February 19, 2015
According to Frankfurter Allgemeine Zeitung (FAZ), one of Germany's biggest papers, the European Central Bank (ECB) is pushing for Greece to introduce capital controls.
If it's true (and the ECB says it is not) it would be a massive deal. Capital controls would mean investors and ordinary bank deposit holders in Greece would have the amount they can remove immediately drastically reduced. Such controls were introduced in Cyprus in March 2013, during its financial crisis.

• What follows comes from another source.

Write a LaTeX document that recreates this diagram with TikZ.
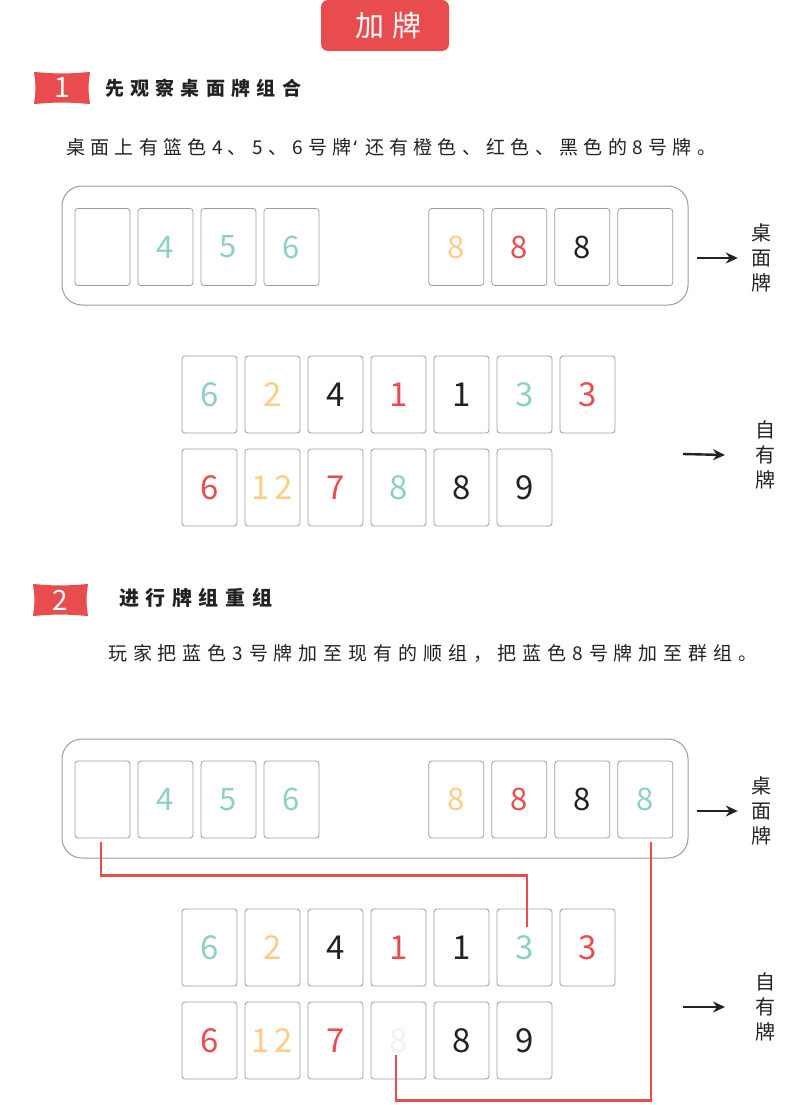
\documentclass[tikz,border=0pt]{standalone}
\usepackage{fontspec}
\setmainfont{Noto Sans CJK SC}
\newfontfamily\widefont[LetterSpace=26]{Noto Sans CJK SC}
\newfontfamily\descfont[LetterSpace=28]{Noto Sans CJK SC}
\newfontfamily\widerfont[LetterSpace=31]{Noto Sans CJK SC}
\newfontfamily\headfont[LetterSpace=33]{Noto Sans CJK SC}
\newfontfamily\quotefont{Noto Sans}
\usetikzlibrary{arrows.meta,positioning}
\definecolor{pkred}{RGB}{232,76,79}
\definecolor{pkteal}{RGB}{142,207,196}
\definecolor{pkorange}{RGB}{253,204,135}
\definecolor{pkink}{RGB}{34,34,34}
\definecolor{pkgray}{RGB}{155,155,155}
\definecolor{pkpale}{RGB}{232,245,242}

\begin{document}
\begin{tikzpicture}[x=1pt,y=-1pt,node distance=7.2pt,
    card/.style={draw=pkgray,line width=0.8pt,rounded corners=3pt,minimum width=55pt,minimum height=77pt,inner sep=0pt,font=\fontsize{31}{31}\selectfont},
    hand/.style={card,font=\fontsize{33}{33}\selectfont},
    tray/.style={draw=pkgray,line width=1pt,rounded corners=20pt,minimum width=626pt,minimum height=119pt},
    txt/.style={anchor=west,inner sep=0pt,text=pkink},
    side/.style={align=center,inner sep=0pt,text=pkink,font=\fontsize{20}{25}\selectfont},
    sidearrow/.style={-{Stealth[length=12pt,width=11pt]},line width=2.4pt,pkink},
    badgetext/.style={text=white,font=\fontsize{28}{28}\selectfont},
    link/.style={pkred,line width=2.2pt}]
  \useasboundingbox (0,0) rectangle (790,1105);

  % title
  \node[fill=pkred,rounded corners=7pt,minimum width=128pt,minimum height=51pt,text=white,font=\widefont\fontsize{29}{29}\selectfont] (title) at (385,25.5) {\hspace{7pt}加牌};

  % step 1
  \fill[pkred] (34,72) .. controls (62,74) .. (90,72) .. controls (88,88) .. (90,104) .. controls (62,102) .. (34,104) .. controls (36,88) .. (34,72) -- cycle;
  \node[badgetext] (b1) at (62,88) {1};
  \node[txt,font=\headfont\bfseries\fontsize{19}{19}\selectfont] (h1) at (105,88) {先观察桌面牌组合};
  \node[txt,font=\descfont\fontsize{19}{19}\selectfont] (d1) at (66,147) {桌面上有篮色4、5、6号牌\hspace{2pt}{\quotefont‘}\hspace{8pt}还有橙色、红色、黑色的8号牌。};

  \node[tray] (tray1) at (375,245.5) {};
  \node[card] (t1a) at (102.5,247) {};
  \node[card,right=of t1a,text=pkteal] (t1b) {4};
  \node[card,right=of t1b,text=pkteal] (t1c) {5};
  \node[card,right=of t1c,text=pkteal] (t1d) {6};
  \node[card,right=109pt of t1d,text=pkorange] (t1e) {8};
  \node[card,right=of t1e,text=pkred] (t1f) {8};
  \node[card,right=of t1f,text=pkink] (t1g) {8};
  \node[card,right=of t1g] (t1h) {};
  \node[side] (lab1) at (761,258) {桌\\面\\牌};
  \draw[sidearrow,shorten <=8pt,shorten >=13pt] (lab1.west -| tray1.east) -- (lab1.west);

  \node[hand,text=pkteal] (p1a) at (209.5,394.5) {6};
  \node[hand,right=of p1a,text=pkorange] (p1b) {2};
  \node[hand,right=of p1b,text=pkink] (p1c) {4};
  \node[hand,right=of p1c,text=pkred] (p1d) {1};
  \node[hand,right=of p1d,text=pkink] (p1e) {1};
  \node[hand,right=of p1e,text=pkteal] (p1f) {3};
  \node[hand,right=of p1f,text=pkred] (p1g) {3};
  \node[hand,below=15.2pt of p1a,text=pkred] (p1h) {6};
  \node[hand,right=of p1h,text=pkorange] (p1i) {1\hspace{5pt}2};
  \node[hand,right=of p1i,text=pkred] (p1j) {7};
  \node[hand,right=of p1j,text=pkteal] (p1k) {8};
  \node[hand,right=of p1k,text=pkink] (p1l) {8};
  \node[hand,right=of p1l,text=pkink] (p1m) {9};
  \node[side] (lab2) at (765,455) {自\\有\\牌};
  \coordinate (p1tail) at (683,454);
  \draw[sidearrow] (p1tail) -- (lab2.west -| 725,0);

  % step 2
  \fill[pkred] (33,584) .. controls (60,586) .. (88,584) .. controls (86,600) .. (88,616) .. controls (60,614) .. (33,616) .. controls (35,600) .. (33,584) -- cycle;
  \node[badgetext] (b2) at (60.5,600) {2};
  \node[txt,font=\headfont\bfseries\fontsize{20}{20}\selectfont] (h2) at (119,598) {进行牌组重组};
  \node[txt,font=\widerfont\fontsize{19}{19}\selectfont] (d2) at (108,653) {玩家把蓝色3号牌加至现有的顺组，把蓝色8号牌加至群组。};

  \node[tray] (tray2) at (375,798.5) {};
  \node[card] (t2a) at (102.5,799.5) {};
  \node[card,right=of t2a,text=pkteal] (t2b) {4};
  \node[card,right=of t2b,text=pkteal] (t2c) {5};
  \node[card,right=of t2c,text=pkteal] (t2d) {6};
  \node[card,right=109pt of t2d,text=pkorange] (t2e) {8};
  \node[card,right=of t2e,text=pkred] (t2f) {8};
  \node[card,right=of t2f,text=pkink] (t2g) {8};
  \node[card,right=of t2g,text=pkteal] (t2h) {8};
  \node[side] (lab3) at (761,811) {桌\\面\\牌};
  \draw[sidearrow,shorten <=8pt,shorten >=13pt] (lab3.west -| tray2.east) -- (lab3.west);

  \node[hand,text=pkteal] (p2a) at (209.5,947.5) {6};
  \node[hand,right=of p2a,text=pkorange] (p2b) {2};
  \node[hand,right=of p2b,text=pkink] (p2c) {4};
  \node[hand,right=of p2c,text=pkred] (p2d) {1};
  \node[hand,right=of p2d,text=pkink] (p2e) {1};
  \node[hand,right=of p2e,text=pkteal] (p2f) {3};
  \node[hand,right=of p2f,text=pkred] (p2g) {3};
  \node[hand,below=15.2pt of p2a,text=pkred] (p2h) {6};
  \node[hand,right=of p2h,text=pkorange] (p2i) {1\hspace{5pt}2};
  \node[hand,right=of p2i,text=pkred] (p2j) {7};
  \node[hand,right=of p2j,text=pkpale] (p2k) {8};
  \node[hand,right=of p2k,text=pkink] (p2l) {8};
  \node[hand,right=of p2l,text=pkink] (p2m) {9};
  \node[side] (lab4) at (765,1007) {自\\有\\牌};
  \coordinate (p2tail) at (683,1007);
  \draw[sidearrow] (p2tail) -- (lab4.west -| 725,0);

  % moves
  \draw[link] ([xshift=-1.5pt,yshift=-4pt]t2a.south) -- ++(0,33) -| ([xshift=2.5pt,yshift=-18pt]p2f.north);
  \draw[link] ([xshift=6pt,yshift=-4pt]t2h.south) -- ++(0,258) -| ([xshift=-2.5pt,yshift=24pt]p2k.south);
\end{tikzpicture}
\end{document}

Here's a rough English translation of the relevant section of the article from FAZ:
Greek banks are weakened by large outflows. Since December Greeks, cleared up more than 20 billion from their accounts. In central bank circles it was discussed why the Greek government had not yet introduced capital controls. "The Governing Council and the Governing banking supervisors would be better if there were capital controls to prevent bleeding of the banks," it was said in ECB circles. The Council of the Central Bank also discussed the question of whether and how long the Greek banks in general are still solvent. ELA-emergency loans may only be granted to temporarily illiquid but solvent banks in principle.This could be a massive market-mover this morning. Generally, when capital controls are brought in, it's meant to be a surprise. It doesn't work so well if everyone knows (or at least think they know) ahead of time.